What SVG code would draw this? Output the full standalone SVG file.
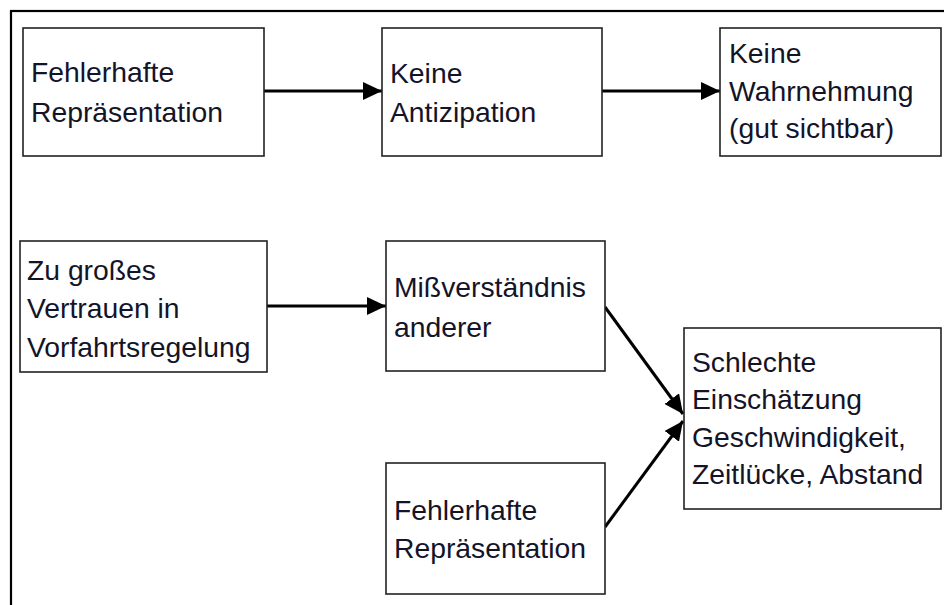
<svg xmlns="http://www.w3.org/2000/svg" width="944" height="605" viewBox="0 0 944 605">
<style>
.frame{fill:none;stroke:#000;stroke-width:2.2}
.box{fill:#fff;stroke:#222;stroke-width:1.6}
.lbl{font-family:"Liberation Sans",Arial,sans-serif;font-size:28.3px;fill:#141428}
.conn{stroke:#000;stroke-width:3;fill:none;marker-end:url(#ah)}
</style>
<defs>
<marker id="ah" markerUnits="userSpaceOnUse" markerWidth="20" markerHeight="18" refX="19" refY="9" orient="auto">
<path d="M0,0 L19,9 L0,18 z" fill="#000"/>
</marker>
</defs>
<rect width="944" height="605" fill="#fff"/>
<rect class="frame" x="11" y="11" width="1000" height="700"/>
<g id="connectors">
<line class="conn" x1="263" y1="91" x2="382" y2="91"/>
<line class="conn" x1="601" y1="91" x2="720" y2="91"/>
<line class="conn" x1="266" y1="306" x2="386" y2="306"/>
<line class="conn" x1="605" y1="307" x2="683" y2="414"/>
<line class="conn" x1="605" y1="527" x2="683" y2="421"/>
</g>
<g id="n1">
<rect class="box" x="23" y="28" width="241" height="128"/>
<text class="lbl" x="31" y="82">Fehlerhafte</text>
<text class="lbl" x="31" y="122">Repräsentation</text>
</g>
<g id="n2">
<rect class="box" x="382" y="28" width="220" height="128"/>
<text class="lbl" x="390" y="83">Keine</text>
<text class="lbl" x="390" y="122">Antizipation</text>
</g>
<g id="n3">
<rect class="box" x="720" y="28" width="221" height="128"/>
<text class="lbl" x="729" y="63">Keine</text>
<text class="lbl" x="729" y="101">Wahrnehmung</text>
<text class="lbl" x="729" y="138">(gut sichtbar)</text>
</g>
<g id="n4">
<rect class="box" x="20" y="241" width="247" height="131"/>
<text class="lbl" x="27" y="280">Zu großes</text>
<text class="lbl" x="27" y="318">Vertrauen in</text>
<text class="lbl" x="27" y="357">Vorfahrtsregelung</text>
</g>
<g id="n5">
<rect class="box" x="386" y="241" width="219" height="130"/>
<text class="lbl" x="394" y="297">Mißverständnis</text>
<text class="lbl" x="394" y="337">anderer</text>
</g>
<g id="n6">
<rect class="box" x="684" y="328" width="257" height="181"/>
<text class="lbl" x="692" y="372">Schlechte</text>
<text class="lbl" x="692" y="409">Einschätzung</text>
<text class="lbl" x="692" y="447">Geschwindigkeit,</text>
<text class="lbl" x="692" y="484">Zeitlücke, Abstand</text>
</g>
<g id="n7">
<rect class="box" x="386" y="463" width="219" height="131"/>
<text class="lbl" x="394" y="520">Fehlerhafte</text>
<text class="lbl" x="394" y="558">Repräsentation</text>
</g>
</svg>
□ □ □ □ □
Retype the whole listing, keeping every line identical and omitting all pictures.

What SVG code would draw this? Output the full standalone SVG file.
<svg xmlns="http://www.w3.org/2000/svg" width="944" height="605" viewBox="0 0 944 605">
<style>
.frame{fill:none;stroke:#000;stroke-width:2.2}
.box{fill:#fff;stroke:#222;stroke-width:1.6}
.lbl{font-family:"Liberation Sans",Arial,sans-serif;font-size:28.3px;fill:#141428}
.conn{stroke:#000;stroke-width:3;fill:none;marker-end:url(#ah)}
</style>
<defs>
<marker id="ah" markerUnits="userSpaceOnUse" markerWidth="20" markerHeight="18" refX="19" refY="9" orient="auto">
<path d="M0,0 L19,9 L0,18 z" fill="#000"/>
</marker>
</defs>
<rect width="944" height="605" fill="#fff"/>
<rect class="frame" x="11" y="11" width="1000" height="700"/>
<g id="connectors">
<line class="conn" x1="263" y1="91" x2="382" y2="91"/>
<line class="conn" x1="601" y1="91" x2="720" y2="91"/>
<line class="conn" x1="266" y1="306" x2="386" y2="306"/>
<line class="conn" x1="605" y1="307" x2="683" y2="414"/>
<line class="conn" x1="605" y1="527" x2="683" y2="421"/>
</g>
<g id="n1">
<rect class="box" x="23" y="28" width="241" height="128"/>
<text class="lbl" x="31" y="82">Fehlerhafte</text>
<text class="lbl" x="31" y="122">Repräsentation</text>
</g>
<g id="n2">
<rect class="box" x="382" y="28" width="220" height="128"/>
<text class="lbl" x="390" y="83">Keine</text>
<text class="lbl" x="390" y="122">Antizipation</text>
</g>
<g id="n3">
<rect class="box" x="720" y="28" width="221" height="128"/>
<text class="lbl" x="729" y="63">Keine</text>
<text class="lbl" x="729" y="101">Wahrnehmung</text>
<text class="lbl" x="729" y="138">(gut sichtbar)</text>
</g>
<g id="n4">
<rect class="box" x="20" y="241" width="247" height="131"/>
<text class="lbl" x="27" y="280">Zu großes</text>
<text class="lbl" x="27" y="318">Vertrauen in</text>
<text class="lbl" x="27" y="357">Vorfahrtsregelung</text>
</g>
<g id="n5">
<rect class="box" x="386" y="241" width="219" height="130"/>
<text class="lbl" x="394" y="297">Mißverständnis</text>
<text class="lbl" x="394" y="337">anderer</text>
</g>
<g id="n6">
<rect class="box" x="684" y="328" width="257" height="181"/>
<text class="lbl" x="692" y="372">Schlechte</text>
<text class="lbl" x="692" y="409">Einschätzung</text>
<text class="lbl" x="692" y="447">Geschwindigkeit,</text>
<text class="lbl" x="692" y="484">Zeitlücke, Abstand</text>
</g>
<g id="n7">
<rect class="box" x="386" y="463" width="219" height="131"/>
<text class="lbl" x="394" y="520">Fehlerhafte</text>
<text class="lbl" x="394" y="558">Repräsentation</text>
</g>
</svg>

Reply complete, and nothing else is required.